Aim of the exercise: Return the material word for word. Do not include the pictures.

Supplied material:
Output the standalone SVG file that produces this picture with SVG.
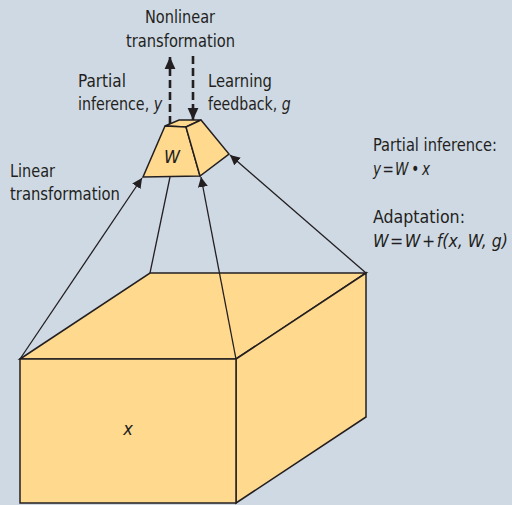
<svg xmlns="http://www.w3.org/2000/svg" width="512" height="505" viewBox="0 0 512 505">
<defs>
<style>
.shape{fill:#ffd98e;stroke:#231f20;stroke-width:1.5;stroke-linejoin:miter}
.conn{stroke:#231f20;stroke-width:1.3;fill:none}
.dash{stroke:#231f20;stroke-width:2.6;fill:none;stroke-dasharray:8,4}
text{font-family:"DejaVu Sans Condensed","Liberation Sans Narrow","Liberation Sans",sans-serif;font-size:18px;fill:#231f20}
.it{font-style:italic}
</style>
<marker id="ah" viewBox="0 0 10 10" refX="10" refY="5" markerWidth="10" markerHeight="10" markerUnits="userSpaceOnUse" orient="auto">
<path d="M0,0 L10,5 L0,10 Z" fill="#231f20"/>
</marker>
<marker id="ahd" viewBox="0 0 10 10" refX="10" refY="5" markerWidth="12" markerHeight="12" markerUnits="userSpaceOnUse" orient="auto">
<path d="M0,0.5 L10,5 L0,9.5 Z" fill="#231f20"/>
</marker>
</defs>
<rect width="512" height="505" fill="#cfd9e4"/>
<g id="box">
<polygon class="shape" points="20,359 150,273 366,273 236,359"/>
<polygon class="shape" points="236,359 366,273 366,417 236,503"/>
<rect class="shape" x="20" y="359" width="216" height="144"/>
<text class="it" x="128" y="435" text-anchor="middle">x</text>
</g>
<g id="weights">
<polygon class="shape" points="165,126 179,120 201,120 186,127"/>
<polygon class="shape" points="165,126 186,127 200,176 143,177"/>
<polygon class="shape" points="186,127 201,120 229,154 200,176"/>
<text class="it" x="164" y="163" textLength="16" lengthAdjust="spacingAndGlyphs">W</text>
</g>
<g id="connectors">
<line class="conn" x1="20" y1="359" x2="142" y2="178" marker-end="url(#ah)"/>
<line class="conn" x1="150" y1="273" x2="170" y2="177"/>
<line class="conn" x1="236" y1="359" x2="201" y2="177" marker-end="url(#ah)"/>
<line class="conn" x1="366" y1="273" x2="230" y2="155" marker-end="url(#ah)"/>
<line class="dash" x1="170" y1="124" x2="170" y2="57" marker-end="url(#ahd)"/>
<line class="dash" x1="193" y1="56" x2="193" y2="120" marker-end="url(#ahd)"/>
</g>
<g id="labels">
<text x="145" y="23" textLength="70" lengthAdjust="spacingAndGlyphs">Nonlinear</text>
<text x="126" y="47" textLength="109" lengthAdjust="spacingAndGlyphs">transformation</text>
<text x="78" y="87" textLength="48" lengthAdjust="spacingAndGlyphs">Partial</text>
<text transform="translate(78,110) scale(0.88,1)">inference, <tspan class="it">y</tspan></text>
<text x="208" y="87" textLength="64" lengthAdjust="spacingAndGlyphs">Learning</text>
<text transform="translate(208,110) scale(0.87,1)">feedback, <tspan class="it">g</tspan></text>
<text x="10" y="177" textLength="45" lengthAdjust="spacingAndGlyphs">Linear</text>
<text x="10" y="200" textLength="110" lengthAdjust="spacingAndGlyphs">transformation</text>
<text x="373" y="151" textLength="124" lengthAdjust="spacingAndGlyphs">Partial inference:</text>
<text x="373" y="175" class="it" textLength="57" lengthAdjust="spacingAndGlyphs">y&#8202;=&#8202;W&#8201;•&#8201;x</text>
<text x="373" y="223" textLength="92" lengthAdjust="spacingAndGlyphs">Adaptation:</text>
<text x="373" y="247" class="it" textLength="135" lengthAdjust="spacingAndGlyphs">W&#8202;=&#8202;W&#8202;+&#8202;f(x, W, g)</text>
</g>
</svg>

Task result:
Output the standalone SVG file that produces this picture with SVG.
<svg xmlns="http://www.w3.org/2000/svg" width="512" height="505" viewBox="0 0 512 505">
<defs>
<style>
.shape{fill:#ffd98e;stroke:#231f20;stroke-width:1.5;stroke-linejoin:miter}
.conn{stroke:#231f20;stroke-width:1.3;fill:none}
.dash{stroke:#231f20;stroke-width:2.6;fill:none;stroke-dasharray:8,4}
text{font-family:"DejaVu Sans Condensed","Liberation Sans Narrow","Liberation Sans",sans-serif;font-size:18px;fill:#231f20}
.it{font-style:italic}
</style>
<marker id="ah" viewBox="0 0 10 10" refX="10" refY="5" markerWidth="10" markerHeight="10" markerUnits="userSpaceOnUse" orient="auto">
<path d="M0,0 L10,5 L0,10 Z" fill="#231f20"/>
</marker>
<marker id="ahd" viewBox="0 0 10 10" refX="10" refY="5" markerWidth="12" markerHeight="12" markerUnits="userSpaceOnUse" orient="auto">
<path d="M0,0.5 L10,5 L0,9.5 Z" fill="#231f20"/>
</marker>
</defs>
<rect width="512" height="505" fill="#cfd9e4"/>
<g id="box">
<polygon class="shape" points="20,359 150,273 366,273 236,359"/>
<polygon class="shape" points="236,359 366,273 366,417 236,503"/>
<rect class="shape" x="20" y="359" width="216" height="144"/>
<text class="it" x="128" y="435" text-anchor="middle">x</text>
</g>
<g id="weights">
<polygon class="shape" points="165,126 179,120 201,120 186,127"/>
<polygon class="shape" points="165,126 186,127 200,176 143,177"/>
<polygon class="shape" points="186,127 201,120 229,154 200,176"/>
<text class="it" x="164" y="163" textLength="16" lengthAdjust="spacingAndGlyphs">W</text>
</g>
<g id="connectors">
<line class="conn" x1="20" y1="359" x2="142" y2="178" marker-end="url(#ah)"/>
<line class="conn" x1="150" y1="273" x2="170" y2="177"/>
<line class="conn" x1="236" y1="359" x2="201" y2="177" marker-end="url(#ah)"/>
<line class="conn" x1="366" y1="273" x2="230" y2="155" marker-end="url(#ah)"/>
<line class="dash" x1="170" y1="124" x2="170" y2="57" marker-end="url(#ahd)"/>
<line class="dash" x1="193" y1="56" x2="193" y2="120" marker-end="url(#ahd)"/>
</g>
<g id="labels">
<text x="145" y="23" textLength="70" lengthAdjust="spacingAndGlyphs">Nonlinear</text>
<text x="126" y="47" textLength="109" lengthAdjust="spacingAndGlyphs">transformation</text>
<text x="78" y="87" textLength="48" lengthAdjust="spacingAndGlyphs">Partial</text>
<text transform="translate(78,110) scale(0.88,1)">inference, <tspan class="it">y</tspan></text>
<text x="208" y="87" textLength="64" lengthAdjust="spacingAndGlyphs">Learning</text>
<text transform="translate(208,110) scale(0.87,1)">feedback, <tspan class="it">g</tspan></text>
<text x="10" y="177" textLength="45" lengthAdjust="spacingAndGlyphs">Linear</text>
<text x="10" y="200" textLength="110" lengthAdjust="spacingAndGlyphs">transformation</text>
<text x="373" y="151" textLength="124" lengthAdjust="spacingAndGlyphs">Partial inference:</text>
<text x="373" y="175" class="it" textLength="57" lengthAdjust="spacingAndGlyphs">y&#8202;=&#8202;W&#8201;•&#8201;x</text>
<text x="373" y="223" textLength="92" lengthAdjust="spacingAndGlyphs">Adaptation:</text>
<text x="373" y="247" class="it" textLength="135" lengthAdjust="spacingAndGlyphs">W&#8202;=&#8202;W&#8202;+&#8202;f(x, W, g)</text>
</g>
</svg>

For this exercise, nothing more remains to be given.